Patients and methods: We studied the intratumoral immune infiltrates in the center of the tumor and in the invasive margin of 599 specimens of stage I to IV colorectal cancers from two independent cohorts. We analyzed these findings in relation to the degree of tumor extension and to the frequency of recurrence.
Results: Growth of the primary tumor and metastatic spread were associated with decreased intratumoral immune T-cell densities. Sixty percent of patients with high densities of CD8(+) cytotoxic T-lymphocyte infiltrate presented with stage Tis/T1 tumor, whereas no patients with low densities presented with such early-stage tumor. In patients who did not relapse, the density of CD8 infiltrates was inversely correlated with T stage. In contrast, in patients whose tumor recurred, the number of CD8 cells was low regardless of the T stage of the tumor. Univariate analysis showed that the immune score was significantly associated with differences in disease-free, disease-specific, and overall survival (hazard ratio [HR], 0.64, 0.60, and 0.70, respectively; P < .005).

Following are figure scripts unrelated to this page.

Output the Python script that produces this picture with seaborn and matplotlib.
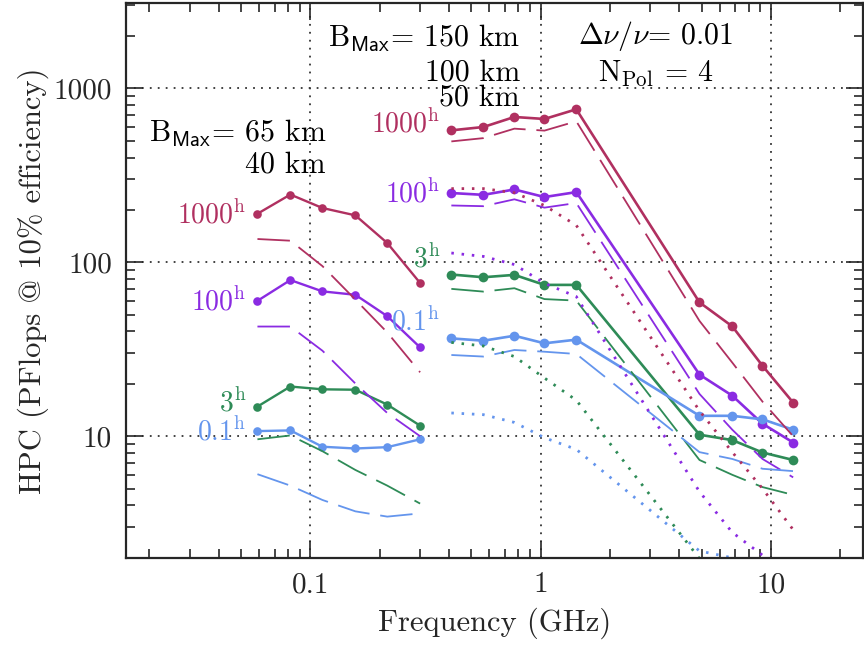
import matplotlib
matplotlib.use("Agg")
import matplotlib.pyplot as plt
from matplotlib import ticker
import pandas as pd
import seaborn as sns

# frequency channels (GHz) of the two groups
freq_low = [0.059, 0.082, 0.113, 0.157, 0.216, 0.30]
freq_high = [0.41, 0.565, 0.77, 1.04, 1.43, 4.9, 6.8, 9.2, 12.5]

obs_times = ["1000h", "100h", "3h", "0.1h"]
time_labels = [r"1000$^{\rm h}$", r"100$^{\rm h}$", r"3$^{\rm h}$", r"0.1$^{\rm h}$"]
colors = ["#B03060", "#8A2BE2", "#2E8B57", "#6495ED"]

# HPC (PFlops) per observing time, rows follow obs_times
hpc_65km = [
    [190, 245, 205, 186, 129, 76],
    [60, 79, 68, 65, 49, 32.4],
    [14.8, 19.3, 18.6, 18.5, 15.2, 11.5],
    [10.7, 10.8, 8.7, 8.5, 8.65, 9.6],
]
hpc_40km = [
    [136, 133, 95, 61, 39.5, 23.3],
    [42.7, 42.7, 31, 20.1, 13.6, 10.0],
    [9.6, 10.1, 8.2, 6.4, 5.2, 4.1],
    [6.05, 5.2, 4.3, 3.7, 3.45, 3.6],
]
hpc_150km = [
    [573, 599, 684, 666, 757, 58.8, 42.8, 25.4, 15.6],
    [250, 244, 262, 237, 253, 22.6, 17.1, 11.8, 9.2],
    [85, 82, 84.6, 74.1, 74.1, 10.2, 9.5, 8.06, 7.3],
    [36.5, 35.4, 37.8, 34.2, 35.9, 13.1, 13.1, 12.5, 10.9],
]
hpc_100km = [
    [495, 517, 586, 571, 646, 46, 26.5, 15.8, 10.0],
    [212, 210, 230, 206, 219, 17.5, 10.9, 7.4, 5.8],
    [70.3, 67.8, 70.9, 61.4, 60.2, 7.3, 6.0, 5.1, 4.6],
    [29.3, 28.7, 31.3, 30.6, 29.7, 8.1, 7.4, 6.5, 6.3],
]
hpc_50km = [
    [265, 265, 251, 212, 163, 14.0, 8.1, 5.0, 2.9],
    [113, 108, 97, 75.7, 63.5, 4.8, 2.8, 2.07, 1.5],
    [34.6, 33.0, 28.7, 21.6, 16.1, 1.98, 1.1, 0.7, 0.45],
    [13.6, 13.3, 12.0, 9.8, 8.4, 2.19, 2.0, 1.8, 1.6],
]

sns.set_style("ticks")
plt.rcParams["font.family"] = ["cmr10", "DejaVu Serif"]
plt.rcParams["mathtext.fontset"] = "cm"
plt.rcParams["axes.formatter.use_mathtext"] = True
plt.rcParams["axes.unicode_minus"] = False

palette = dict(zip(obs_times, colors))


def long_table(freqs, table, name):
    rows = []
    for t, vals in zip(obs_times, table):
        for f, v in zip(freqs, vals):
            rows.append({"freq": f, "hpc": v, "time": t, "group": name})
    return pd.DataFrame(rows)


fig, ax = plt.subplots(figsize=(8.64, 6.45), dpi=100)
fig.subplots_adjust(left=0.1458, right=0.9988, bottom=0.1349, top=0.9953)
ax.set_xscale("log")
ax.set_yscale("log")

layers = [
    (freq_low, hpc_65km, "65km", dict(lw=1.7, marker="o", markersize=6.2, markeredgewidth=0)),
    (freq_low, hpc_40km, "40km", dict(lw=1.3, linestyle=(0, (18, 6)))),
    (freq_high, hpc_150km, "150km", dict(lw=1.9, marker="o", markersize=7.0, markeredgewidth=0)),
    (freq_high, hpc_100km, "100km", dict(lw=1.3, linestyle=(0, (18, 6)))),
    (freq_high, hpc_50km, "50km", dict(lw=2.0, linestyle=(0, (0.9, 2.8)))),
]
for freqs, table, name, kws in layers:
    df = long_table(freqs, table, name)
    sns.lineplot(data=df, x="freq", y="hpc", hue="time", palette=palette,
                 estimator=None, sort=True, legend=False, ax=ax, **kws)

ax.set_xlim(10 ** -1.8, 10 ** 1.4)
ax.set_ylim(10 ** 0.3, 10 ** 3.49)

ax.xaxis.set_major_locator(ticker.LogLocator(base=10))
ax.yaxis.set_major_locator(ticker.LogLocator(base=10))
fmt = ticker.FuncFormatter(lambda v, p: f"{v:g}")
ax.xaxis.set_major_formatter(fmt)
ax.yaxis.set_major_formatter(fmt)
ax.xaxis.set_minor_formatter(ticker.NullFormatter())
ax.yaxis.set_minor_formatter(ticker.NullFormatter())

ax.grid(True, which="major", color="0.2", lw=1.3, linestyle=(0, (1.0, 3.4)))
ax.set_axisbelow(True)
ax.tick_params(which="both", direction="in", top=True, right=True, width=1.2,
               color="0.15", labelsize=21, pad=10)
ax.tick_params(which="major", length=12)
ax.tick_params(which="minor", length=6.5)
for sp in ax.spines.values():
    sp.set_linewidth(1.6)
    sp.set_color("0.15")

ax.set_xlabel("Frequency (GHz)", fontsize=22, labelpad=7)
ax.set_ylabel("HPC (PFlops @ 10% efficiency)", fontsize=22, labelpad=3)

# header annotations
hdr = dict(transform=ax.transAxes, fontsize=21.5, color="black")
ax.text(0.5346, 0.921, r"B$_{\mathsf{Max}}$= 150 km", ha="right", va="baseline", **hdr)
ax.text(0.5346, 0.861, "100 km", ha="right", va="baseline", **hdr)
ax.text(0.5346, 0.816, "50 km", ha="right", va="baseline", **hdr)
ax.text(0.719, 0.926, r"$\Delta\nu/\nu$= 0.01", ha="center", va="baseline", **hdr)
ax.text(0.719, 0.858, r"N$_{\rm Pol}$ = 4", ha="center", va="baseline", **hdr)
ax.text(0.2714, 0.7495, r"B$_{\mathsf{Max}}$= 65 km", ha="right", va="baseline", **hdr)
ax.text(0.2714, 0.6955, "40 km", ha="right", va="baseline", **hdr)

# curve labels
left_y = [167, 52.7, 13.9, 9.41]
right_y = [558, 221, 93.2, 40.4]
for lab, c, yl, yr in zip(time_labels, colors, left_y, right_y):
    ax.text(0.0527, yl, lab, color=c, fontsize=20, ha="right", va="baseline")
    ax.text(0.367, yr, lab, color=c, fontsize=20, ha="right", va="baseline")

fig.savefig("out.png", dpi=100)
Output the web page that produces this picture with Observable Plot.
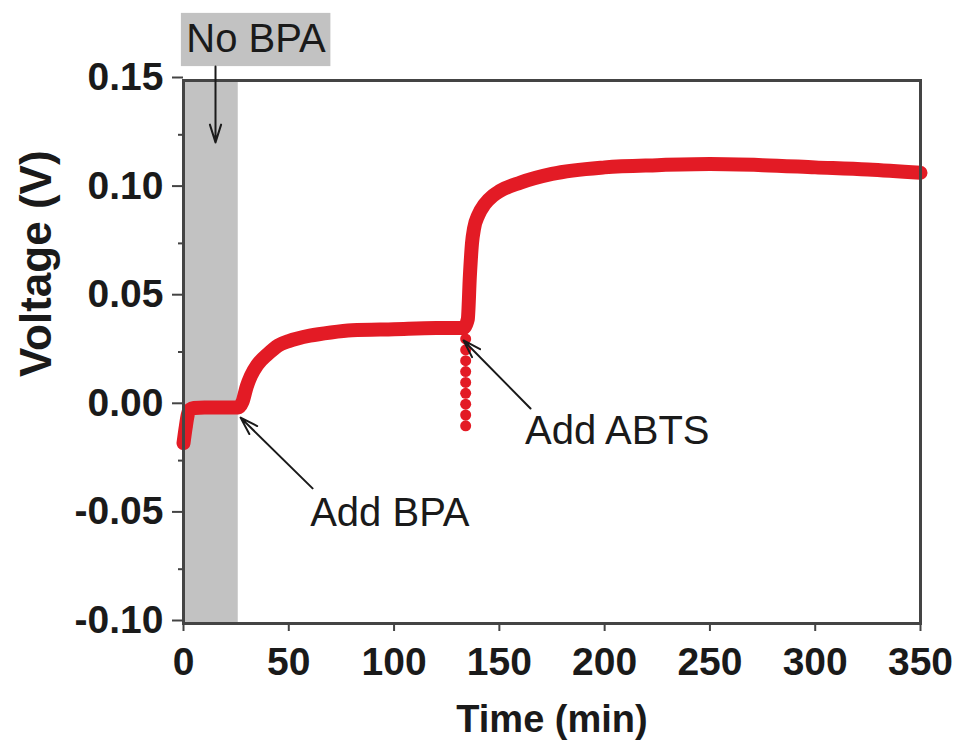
<!DOCTYPE html>
<html>
<head>
<meta charset="utf-8">
<script src="https://cdn.jsdelivr.net/npm/d3@7"></script>
<script src="https://cdn.jsdelivr.net/npm/@observablehq/plot@0.6"></script>
<style>
  html, body { margin: 0; padding: 0; background: #fff; }
</style>
</head>
<body>
<div id="chart"></div>
<script>
// ---- data ----
const time = [0, 1, 2, 3, 5, 10, 20, 26, 28, 30, 32, 35, 40, 45, 50, 60, 70, 80, 100, 120, 133,
              135, 136, 137, 138, 140, 143, 147, 150, 160, 175, 200, 225, 250, 275, 300, 325, 350];
const voltage = [-0.017, -0.010, -0.004, -0.0015, -0.0008, -0.0005, -0.0005, -0.0005, 0.002, 0.009, 0.014, 0.019, 0.024, 0.028, 0.030, 0.0325, 0.034, 0.035, 0.0355, 0.036, 0.036,
                 0.040, 0.060, 0.075, 0.082, 0.088, 0.093, 0.097, 0.099, 0.103, 0.107, 0.110, 0.111, 0.1115, 0.111, 0.110, 0.109, 0.1075];
// transient dip when ABTS is added
const dipTime = [134, 134, 134, 134, 134, 134, 134, 134, 134];
const dipVoltage = [0.031, 0.026, 0.021, 0.016, 0.011, 0.006, 0.001, -0.004, -0.009];

// shaded "No BPA" period
const bandStart = [0];
const bandEnd = [26];

const xTicks = [0, 50, 100, 150, 200, 250, 300, 350];
const yTicks = [-0.10, -0.05, 0.00, 0.05, 0.10, 0.15];
const yMinorTicks = [-0.075, -0.025, 0.025, 0.075, 0.125];

// annotations
const noteText = ["Add BPA", "Add ABTS"];
const noteX = [98, 206];
const noteY = [-0.049, -0.0115];
const arrowX1 = [61.3, 164.8, 15.2];
const arrowY1 = [-0.0378, -0.001, 0.1564];
const arrowX2 = [27.1, 133, 15.2];
const arrowY2 = [-0.0052, 0.0303, 0.1215];
const boxLabel = ["No BPA"];
const boxX1 = [-1], boxX2 = [70], boxY1 = [0.1564], boxY2 = [0.1809];
const boxTextX = [34.4], boxTextY = [0.1692];

const series = time.map((t, i) => ({t, v: voltage[i]}));
const dip = dipTime.map((t, i) => ({t, v: dipVoltage[i]}));
const band = bandStart.map((s, i) => ({x1: s, x2: bandEnd[i]}));
const notes = noteText.map((s, i) => ({s, x: noteX[i], y: noteY[i]}));
const arrows = arrowX1.map((x1, i) => ({x1, y1: arrowY1[i], x2: arrowX2[i], y2: arrowY2[i]}));
const box = boxLabel.map((s, i) => ({s, x1: boxX1[i], x2: boxX2[i], y1: boxY1[i], y2: boxY2[i], tx: boxTextX[i], ty: boxTextY[i]}));

const RED = "#e31b25";
const GRAY = "#c2c2c2";
const INK = "#1a1a1a";

const chart = Plot.plot({
  width: 961,
  height: 756,
  marginLeft: 183,
  marginRight: 41,
  marginTop: 80,
  marginBottom: 133,
  x: {domain: [0, 350]},
  y: {domain: [-0.10, 0.15]},
  style: {fontFamily: "'Liberation Sans', Arial, sans-serif", background: "#fff", color: INK},
  marks: [
    Plot.rect(band, {x1: "x1", x2: "x2", y1: -0.10, y2: 0.15, fill: GRAY}),
    Plot.rect(box, {x1: "x1", x2: "x2", y1: "y1", y2: "y2", fill: GRAY}),
    Plot.text(box, {x: "tx", y: "ty", text: "s", fontSize: 40, fill: INK}),
    Plot.line(series, {x: "t", y: "v", stroke: RED, strokeWidth: 14, curve: "monotone-x", strokeLinecap: "round", strokeLinejoin: "round"}),
    Plot.dot(dip, {x: "t", y: "v", r: 5.5, fill: RED}),
    Plot.frame({stroke: "#444", strokeWidth: 3}),
    Plot.axisX({ticks: xTicks, tickSize: 8, tickPadding: 16, fontSize: 39, fontWeight: "bold", label: null, stroke: "#444", strokeWidth: 2}),
    Plot.axisY({ticks: yTicks, tickSize: 11, tickPadding: 9, fontSize: 39, fontWeight: "bold", label: null, tickFormat: d => d.toFixed(2), dy: -3, stroke: "#444", strokeWidth: 2}),
    Plot.axisY({ticks: yMinorTicks, tickSize: 5, tickFormat: () => "", label: null, stroke: "#444", strokeWidth: 2}),
    Plot.arrow(arrows, {x1: "x1", y1: "y1", x2: "x2", y2: "y2", stroke: INK, strokeWidth: 2, headLength: 14, headAngle: 35}),
    Plot.text(notes, {x: "x", y: "y", text: "s", fontSize: 40, fill: INK}),
    Plot.text(["Time (min)"], {frameAnchor: "bottom", dy: 108, fontSize: 38, fontWeight: "bold", fill: INK}),
    Plot.text(["Voltage (V)"], {frameAnchor: "left", rotate: -90, dx: -147, dy: 25, fontSize: 44, fontWeight: "bold", fill: INK})
  ]
});
document.getElementById("chart").appendChild(chart);
</script>
</body>
</html>
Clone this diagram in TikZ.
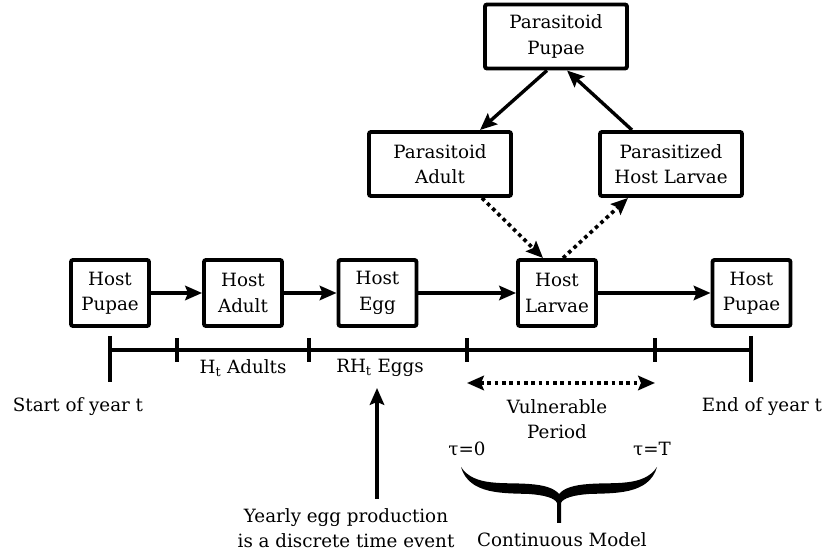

Time-dependent receiver operating characteristic curve analysis illustrated the predictive accuracy of the immune parameters (c-index = 65.3%, time-dependent c-index [Cτ] = 66.5%). A final stepwise model for Cox multivariate analysis supports the advantage of the immune score (HR, 0.64; P < .001; Cτ = 67.9%) compared with histopathologic features in predicting recurrence as well as survival.
Conclusion: Assessment of CD8(+) cytotoxic T lymphocytes in combined tumor regions provides an indicator of tumor recurrence beyond that predicted by AJCC/UICC-TNM staging.